#### [Your goal]
Output the first line of the listing and each line after it, up to and including the line that contains "align=center] (h3) at", exactly as written, minus the pictures.

#### [Given material]
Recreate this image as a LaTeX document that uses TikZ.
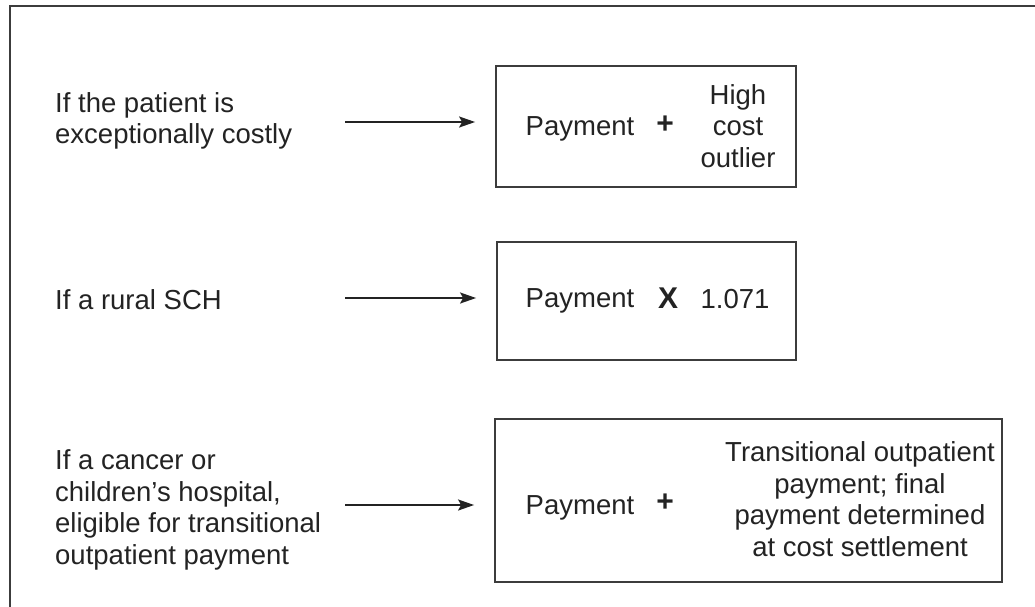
\documentclass[tikz,border=0pt]{standalone}
\usepackage{fontspec}
\setmainfont{Liberation Sans}
\usetikzlibrary{arrows.meta}
\definecolor{ink}{RGB}{35,35,35}
\definecolor{frame}{RGB}{60,60,60}
\tikzset{
  txt/.style={inner sep=0pt, text=ink, font=\fontsize{27.5}{31.5}\selectfont},
  cond/.style={txt, anchor=west, align=left},
  paybox/.style={draw=frame, line width=1.8pt, inner sep=0pt},
  op/.style={txt, font=\fontsize{30}{32}\selectfont\bfseries},
  arr/.style={draw=ink, line width=1.8pt, -{Stealth[length=16pt,width=11pt,inset=3pt]}, shorten >=20pt}
}
\begin{document}
\begin{tikzpicture}[x=1pt,y=-1pt]
\useasboundingbox (0,0) rectangle (1035,606);
\clip (0,0) rectangle (1035,606);
\fill[white] (0,0) rectangle (1035,606);
% outer frame, running past the right and bottom edges
\draw[frame, line width=2.2pt] (10,6) rectangle (1060,630);

% conditions
\node[cond] (c1) at (55,121) {If the patient is\\exceptionally costly};
\node[cond] (c2) at (55,300) {If a rural SCH};
\node[cond] (c3) at (55,510) {If a cancer or\\children’s hospital,\\eligible for transitional\\outpatient payment};

% result boxes
\node[paybox, minimum width=300pt, minimum height=121pt] (b1) at (646,126.5) {};
\node[paybox, minimum width=299pt, minimum height=118pt] (b2) at (646.5,301) {};
\node[paybox, minimum width=507pt, minimum height=163pt] (b3) at (748.5,500.5) {};

% box contents
\node[txt] (p1) at (580,129) {Payment};
\node[op] (o1) at (665,125) {+};
\node[txt, align=center] (h1) at (738,126) {High\\cost\\outlier};

\node[txt] (p2) at (580,301) {Payment};
\node[op] (o2) at (668,298) {X};
\node[txt] (h2) at (735,299) {1.071};

\node[txt] (p3) at (580,508) {Payment};
\node[op] (o3) at (665,503) {+};
\node[txt, align=center] (h3) at (860,499) {Transitional outpatient\\payment; final\\payment determined\\at cost settlement};

% arrows
\coordinate (a1) at (345,122);
\coordinate (a2) at (345,298);
\coordinate (a3) at (345,505);
\draw[arr] (a1) -- (a1 -| b1.west);
\draw[arr] (a2) -- (a2 -| b2.west);
\draw[arr] (a3) -- (a3 -| b3.west);
\end{tikzpicture}
\end{document}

#### [Reply to the task]
Recreate this image as a LaTeX document that uses TikZ.
\documentclass[tikz,border=0pt]{standalone}
\usepackage{fontspec}
\setmainfont{Liberation Sans}
\usetikzlibrary{arrows.meta}
\definecolor{ink}{RGB}{35,35,35}
\definecolor{frame}{RGB}{60,60,60}
\tikzset{
  txt/.style={inner sep=0pt, text=ink, font=\fontsize{27.5}{31.5}\selectfont},
  cond/.style={txt, anchor=west, align=left},
  paybox/.style={draw=frame, line width=1.8pt, inner sep=0pt},
  op/.style={txt, font=\fontsize{30}{32}\selectfont\bfseries},
  arr/.style={draw=ink, line width=1.8pt, -{Stealth[length=16pt,width=11pt,inset=3pt]}, shorten >=20pt}
}
\begin{document}
\begin{tikzpicture}[x=1pt,y=-1pt]
\useasboundingbox (0,0) rectangle (1035,606);
\clip (0,0) rectangle (1035,606);
\fill[white] (0,0) rectangle (1035,606);
% outer frame, running past the right and bottom edges
\draw[frame, line width=2.2pt] (10,6) rectangle (1060,630);

% conditions
\node[cond] (c1) at (55,121) {If the patient is\\exceptionally costly};
\node[cond] (c2) at (55,300) {If a rural SCH};
\node[cond] (c3) at (55,510) {If a cancer or\\children’s hospital,\\eligible for transitional\\outpatient payment};

% result boxes
\node[paybox, minimum width=300pt, minimum height=121pt] (b1) at (646,126.5) {};
\node[paybox, minimum width=299pt, minimum height=118pt] (b2) at (646.5,301) {};
\node[paybox, minimum width=507pt, minimum height=163pt] (b3) at (748.5,500.5) {};

% box contents
\node[txt] (p1) at (580,129) {Payment};
\node[op] (o1) at (665,125) {+};
\node[txt, align=center] (h1) at (738,126) {High\\cost\\outlier};

\node[txt] (p2) at (580,301) {Payment};
\node[op] (o2) at (668,298) {X};
\node[txt] (h2) at (735,299) {1.071};

\node[txt] (p3) at (580,508) {Payment};
\node[op] (o3) at (665,503) {+};
\node[txt, align=center] (h3) at (860,499) {Transitional outpatient\\payment; final\\payment determined\\at cost settlement};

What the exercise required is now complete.